The Puppet Resource Model provides this capability by breaking up resource evaluation into the following distinct phases (as shown in Figure 1-3):

  1. Users declare the desired state of resources.
  2. The provider discovers the current state of managed resources.
  3. Puppet compares each resource’s current state against the desired state.
  4. If they are not the same, the provider updates the underlying system.
  5. Changes to the underlying system are recorded as events.

When Puppet is run in noop mode, it skips step #4 in the list above, and records differences between desired and observed state as events without making any modifications to the system.

Resource evaluation phases in Puppet

Figure 1-3. Resource evaluation phases in Puppet

Catalogs

A Puppet catalog is a collection of resources compiled from a set of manifests. We’ve already seen the manner in which resources describe how individual components of the system should be configured. The catalog is a composition of resources that are used to model a service or a system. The catalog can be stored centrally by PuppetDB, which maintains a wealth of information about how your infrastructure is configured. The catalog is easily introspected to better understand how a system should be configured, and what dependencies might exist.

Dependencies

Resources deploying an application often require individual components to be configured in a specific order. These dependencies are expressed as relationships in Puppet. The order of resources can be specified using the require and before resource metaparameters (special attributes that are accepted by every resource type) or with the autorequire method, which will be discussed in the next chapter. When Puppet applies a catalog, its resources will not be applied until all of their dependencies are satisfied.

These example manifests show how the require and before metaparameters can construct the same catalog:

package { 'apache2':
  ensure => present,
}
service { 'apache2':
  ensure  => running,
  require => Package['apache2']
}
package { 'apache2':
  ensure => present,
  before => Service['apache2'],
}
service { 'apache2':
  ensure => running,
}

Catalog as a Graph

The data structure of the catalog is a graph. Graphs are characterized as a collection of objects where some of the object pairs are interconnected. The objects are referred to as vertices and the the links between pairs of those objects are edges. As shown in Figure 1-4, the vertices of the catalog are Puppet resources, and the edges are the dependencies between those resources.

Puppet catalog graph

Figure 1-4. Puppet catalog graph

The graph that represents Puppet’s catalog has two primary characteristics: it is directed and acyclical.

Directed

The Puppet Catalog is said to be a directed graph because all of its edges have a direction; that is, every edge designates the order in which a pair of resources needs to be applied.

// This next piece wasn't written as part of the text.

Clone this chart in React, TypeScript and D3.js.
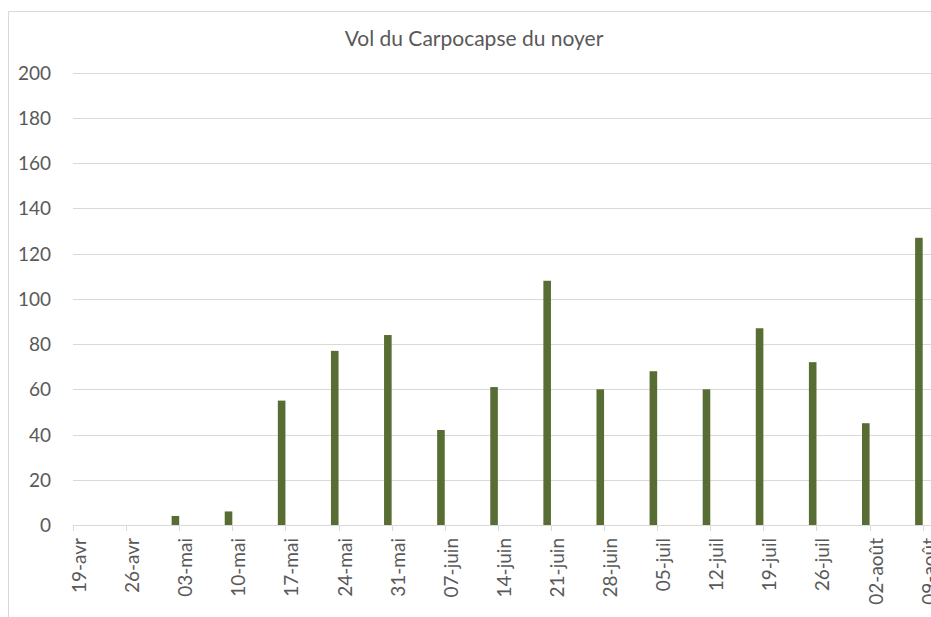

Figure 1-5 shows how before and require add directed edges to create a graph:

package { 'apache2':
  ensure => present,
  before  => File['apache2'],
}
file { 'apache2':
  name    => '/etc/apache2/apache2.conf',
  content => template('apache/apache.erb'),
}
service { 'apache2':
  ensure  => running,
  require => File['apache2'],
}
Directed edges created by before and require

Figure 1-5. Directed edges created by before and require

Acyclical

Since the order in which resources are applied is indicated by the edges of the graph, it follows that there cannot be cycles in the graph. If cycles exist in a graph, Puppet cannot determine the order in which things should be applied.

Consider the following manifest that introduces a dependency cycle. Each resource specifies a dependency on the other resource. It Puppet interpreted these dependencies literally, it would indicate that no resources could ever be applied. Fortunately Puppet detects these kinds of cycles and fails before trying to apply the catalog.

package { 'apache2':
  ensure  => present,
  require => Service['apache2']
}
service { 'apache2':
  ensure  => running,
  require => Package['apache2']
}

Conclusion

Thus far, we’ve looked at the core characteristics of resources (uniqueness, idempotent, declarative), how they are composed by Puppet’s DSL, and how they interact with the underlying system. With this fundamental understanding of resources, we are ready to move on to how they are created using Puppet’s type and provider APIs.